A place to find support
Mary-Catherine Kropinski, associate dean of equity, diversity and inclusion in the Faculty of Science and a professor in the Department of Mathematics, attended the “Difficult Conversations” workshop as well as the “Alliance Building” presentation, but said, “The experience that stood out the most for me was the Allies Affinity Group session.”
The group session was billed as a safe space for allies (self-identified non-BIPOC* instructors) in the process of anti-racism and reconciliation to share their journey and support each other.
“I had just completed an anti-racism workshop for white people and was looking for an opportunity to continue that work,” said Kropinski. A statement during the session to the effect that “coming to terms with our whiteness is rarely a source of comfort, but we can find strength and support in those who share our struggle,” struck a chord.
“The statement pretty much hits the nail on the head for me—both the discomfort I have felt starting my journey with actively engaging in anti-racism work, and the support I found from the other attendees of that session.”
A source of inspiration
A final set of reflections came from three UBC colleagues who jointly attended the “Alliance Building in the Academy and in the Community” session.
The session, facilitated by Dorothy Christian, associate director, Indigenous initiatives, in CEE, brought together Benita Bunjun (Saint Mary’s University), Victoria Freeman (York University/University of Toronto) and Chris Hiller (KAIROS), three “scholarly activists and community-based alliance builders,” for a discussion of “how their relationship building has influenced and centred an anti-colonial, decolonizing, and indigenizing of educational courses and programs that they coordinate and deliver.”
Janey Lew, a senior educational consultant for Indigenous initiatives in the UBC Centre for Teaching, Learning and Technology (CTLT), was grateful for the opportunity to hear about the work taking place at other institutions: “Learning from the experiences of others in the academy about how they have approached the growing edges and tensions of decolonization and Indigenization through alliance-building strategies is very relevant to our work. It also gives us a boost of morale to know that we are not alone, and that it is possible—and in fact inspirational—to learn cross-institutionally while respecting the specifics of alliance-building contexts.”
Erin Yun, also of the CTLT, appreciated the example offered by the speakers: “I really valued the vulnerability and humbleness each of the panellists shared during the session. They modelled what reciprocity, relationships, and what transformational learning looks like in practice—and that transformational learning involves being in discomfort, making mistakes and being vulnerable.”
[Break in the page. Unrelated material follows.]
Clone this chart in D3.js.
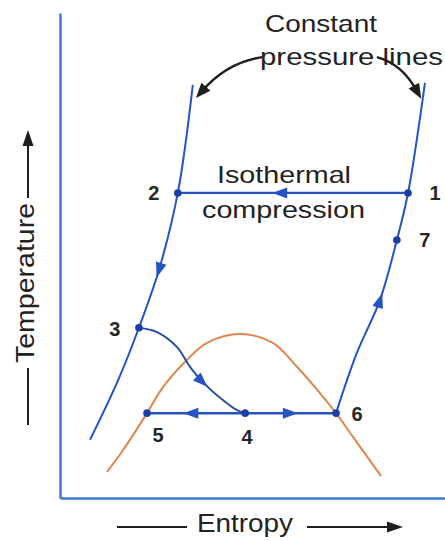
<!DOCTYPE html>
<html>
<head>
<meta charset="utf-8">
<script src="https://cdn.jsdelivr.net/npm/d3@7/dist/d3.min.js"></script>
<style>
  html, body { margin: 0; padding: 0; background: #ffffff; }
  svg { display: block; }
  text { font-family: "Liberation Sans", Arial, Helvetica, sans-serif; fill: #222; }
</style>
</head>
<body>
<svg id="chart" width="445" height="541"></svg>
<script>
// ---------- data (entropy / temperature, arbitrary units 0..10) ----------
const stateLabels      = ["1", "2", "3", "4", "5", "6", "7"];
const stateEntropy     = [9.04, 3.06, 2.05, 4.81, 2.26, 7.17, 8.75];
const stateTemperature = [6.29, 6.29, 3.51, 1.75, 1.75, 1.75, 5.32];

const highPressureS = [3.45, 3.06, 2.57, 2.05, 1.51, 0.78];
const highPressureT = [8.52, 6.29, 4.70, 3.51, 2.43, 1.20];

const lowPressureS = [9.48, 9.04, 8.75, 8.31, 7.71, 7.17];
const lowPressureT = [8.56, 6.29, 5.32, 4.08, 2.99, 1.75];

const domeS = [1.22, 1.64, 2.26, 2.68, 3.30, 3.82, 4.68, 5.53, 6.16, 6.68, 7.17, 7.61, 8.34];
const domeT = [0.54, 0.99, 1.75, 2.29, 2.85, 3.20, 3.38, 3.20, 2.70, 2.23, 1.75, 1.26, 0.45];

const throttleS = [2.05, 2.52, 3.04, 3.38, 3.71, 4.23, 4.60, 4.81];
const throttleT = [3.51, 3.42, 3.11, 2.70, 2.39, 2.02, 1.81, 1.75];

const axisTitles = ["Entropy", "Temperature"];
const noteLines = ["Constant", "pressure lines"];
const processLines = ["Isothermal", "compression"];

// ---------- layout / style ----------
const W = 445, H = 541;
const blue = "#2553c4", dotBlue = "#1b3fa6", axisBlue = "#3b7bd3", orange = "#dd8750", ink = "#1e1e1e";

const x = d3.scaleLinear().domain([0, 10]).range([60, 445]);
const y = d3.scaleLinear().domain([0, 10]).range([498, 13]);

const svg = d3.select("#chart");

const zip = (a, b) => a.map((v, i) => [v, b[i]]);
const line = d3.line().x(d => x(d[0])).y(d => y(d[1])).curve(d3.curveCatmullRom.alpha(0.5));

function tri(g, tipX, tipY, ang, len, hw, fill) {
  const bx = tipX - len * Math.cos(ang), by = tipY - len * Math.sin(ang);
  const px = -Math.sin(ang) * hw, py = Math.cos(ang) * hw;
  g.append("path")
    .attr("d", `M${tipX},${tipY}L${bx + px},${by + py}L${bx - px},${by - py}Z`)
    .attr("fill", fill);
}

// ---------- axes (no ticks) ----------
svg.append("g").attr("transform", `translate(0,${y(0)})`)
  .call(d3.axisBottom(x).tickValues([]).tickSizeOuter(0))
  .call(g => g.select(".domain").attr("stroke", axisBlue).attr("stroke-width", 2.5));
svg.append("g").attr("transform", `translate(${x(0)},0)`)
  .call(d3.axisLeft(y).tickValues([]).tickSizeOuter(0))
  .call(g => g.select(".domain").attr("stroke", axisBlue).attr("stroke-width", 2.5));

// ---------- saturation dome ----------
svg.append("path").attr("d", line(zip(domeS, domeT)))
  .attr("fill", "none").attr("stroke", orange).attr("stroke-width", 2);

// ---------- process lines ----------
const plot = svg.append("g");
const st = i => [stateEntropy[i], stateTemperature[i]];

plot.append("path").attr("d", line(zip(highPressureS, highPressureT)))
  .attr("fill", "none").attr("stroke", blue).attr("stroke-width", 2);
plot.append("path").attr("d", line(zip(lowPressureS, lowPressureT)))
  .attr("fill", "none").attr("stroke", blue).attr("stroke-width", 2);
plot.append("path").attr("d", line([st(0), st(1)]))
  .attr("fill", "none").attr("stroke", blue).attr("stroke-width", 2.2);
plot.append("path").attr("d", line([st(4), st(5)]))
  .attr("fill", "none").attr("stroke", blue).attr("stroke-width", 2.5);
plot.append("path").attr("d", line(zip(throttleS, throttleT)))
  .attr("fill", "none").attr("stroke", "#27509f").attr("stroke-width", 2);

// ---------- flow arrows ----------
const flowArrows = [
  { pts: [st(0), st(1)], t: 0.59 },
  { pts: [st(1), [2.57, 4.70], st(2)], t: 0.62 },
  { pts: zip(throttleS, throttleT), t: 0.67 },
  { pts: [st(3), st(4)], t: 0.63 },
  { pts: [st(3), st(5)], t: 0.58 },
  { pts: [st(5), [7.71, 2.99], [8.31, 4.08], st(6)], t: 0.70 }
];
const hidden = svg.append("g").attr("visibility", "hidden");
flowArrows.forEach(a => {
  const p = hidden.append("path").attr("d", line(a.pts)).node();
  const L = p.getTotalLength();
  const tip = p.getPointAtLength(a.t * L);
  const back = p.getPointAtLength(a.t * L - 2);
  const ang = Math.atan2(tip.y - back.y, tip.x - back.x);
  tri(plot, tip.x, tip.y, ang, 15, 5.5, blue);
});

// ---------- state points ----------
plot.selectAll("circle.state").data(stateLabels).join("circle")
  .attr("class", "state")
  .attr("cx", (d, i) => x(stateEntropy[i]))
  .attr("cy", (d, i) => y(stateTemperature[i]))
  .attr("r", 3.8).attr("fill", dotBlue);

const labelOffsets = [[27, 0], [-24, 0], [-24, 1], [2, 24], [11, 22], [21, 1], [28, 0]];
plot.selectAll("text.state").data(stateLabels).join("text")
  .attr("class", "state")
  .attr("x", (d, i) => x(stateEntropy[i]) + labelOffsets[i][0])
  .attr("y", (d, i) => y(stateTemperature[i]) + labelOffsets[i][1])
  .attr("text-anchor", "middle").attr("dominant-baseline", "central")
  .attr("font-size", 20).attr("font-weight", "bold")
  .style("fill", "#262626")
  .text(d => d);

// ---------- annotations ----------
const ann = svg.append("g");
function addText(str, tx, ty, size, len) {
  ann.append("text").attr("x", tx).attr("y", ty).attr("font-size", size)
    .attr("textLength", len).attr("lengthAdjust", "spacingAndGlyphs")
    .text(str);
}
addText(noteLines[0], 265, 32, 24, 112);
addText(noteLines[1], 260, 65, 24, 183);
addText(processLines[0], 217, 183, 24, 134);
addText(processLines[1], 202, 218, 24, 163);

// curved pointer arrows to the constant-pressure lines
const pointers = [
  { s: [5.25, 9.09], c: [4.36, 8.99], e: [3.53, 8.25] },
  { s: [8.23, 9.09], c: [8.88, 8.95], e: [9.38, 8.23] }
];
pointers.forEach(p => {
  const sx = x(p.s[0]), sy = y(p.s[1]), cx = x(p.c[0]), cy = y(p.c[1]), ex = x(p.e[0]), ey = y(p.e[1]);
  const ang = Math.atan2(ey - cy, ex - cx);
  const path = d3.path();
  path.moveTo(sx, sy);
  path.quadraticCurveTo(cx, cy, ex - 10 * Math.cos(ang), ey - 10 * Math.sin(ang));
  ann.append("path").attr("d", path.toString()).attr("fill", "none")
    .attr("stroke", ink).attr("stroke-width", 2.5);
  tri(ann, ex, ey, ang, 15, 6, ink);
});

// axis titles with arrows
addText(axisTitles[0], 197, 532, 25, 96);
ann.append("line").attr("x1", 117).attr("x2", 187).attr("y1", 527).attr("y2", 527)
  .attr("stroke", ink).attr("stroke-width", 2);
ann.append("line").attr("x1", 307).attr("x2", 392).attr("y1", 527).attr("y2", 527)
  .attr("stroke", ink).attr("stroke-width", 2);
tri(ann, 403, 527, 0, 16, 5.5, ink);

ann.append("text").attr("transform", "translate(34,283) rotate(-90)")
  .attr("text-anchor", "middle").attr("font-size", 25)
  .attr("textLength", 160).attr("lengthAdjust", "spacingAndGlyphs")
  .text(axisTitles[1]);
ann.append("line").attr("x1", 28).attr("x2", 28).attr("y1", 198).attr("y2", 140)
  .attr("stroke", ink).attr("stroke-width", 2);
tri(ann, 28, 130, -Math.PI / 2, 16, 5.5, ink);
ann.append("line").attr("x1", 28).attr("x2", 28).attr("y1", 368).attr("y2", 425)
  .attr("stroke", ink).attr("stroke-width", 2);
</script>
</body>
</html>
She was struck by one point in particular: “There was a question that one of the panellists asked that still sticks with me today—'Is the university a place for transformational learning?’—and [that] is a question I feel [we] as educators need to be asking more often.”
Claudia Diaz of the CTLT echoed Yun’s thoughts: “A meaningful insight was from Victoria’s paper about the reminder that creating honest and respectful relationships with Indigenous people does not occur overnight. It requires one's willingness to be challenged at the point of deep discomfort. Another meaningful reminder was about our responsibility to treat with care words like decolonizing and Indigenizing by continuously engaging with its meaning and implication for our work.”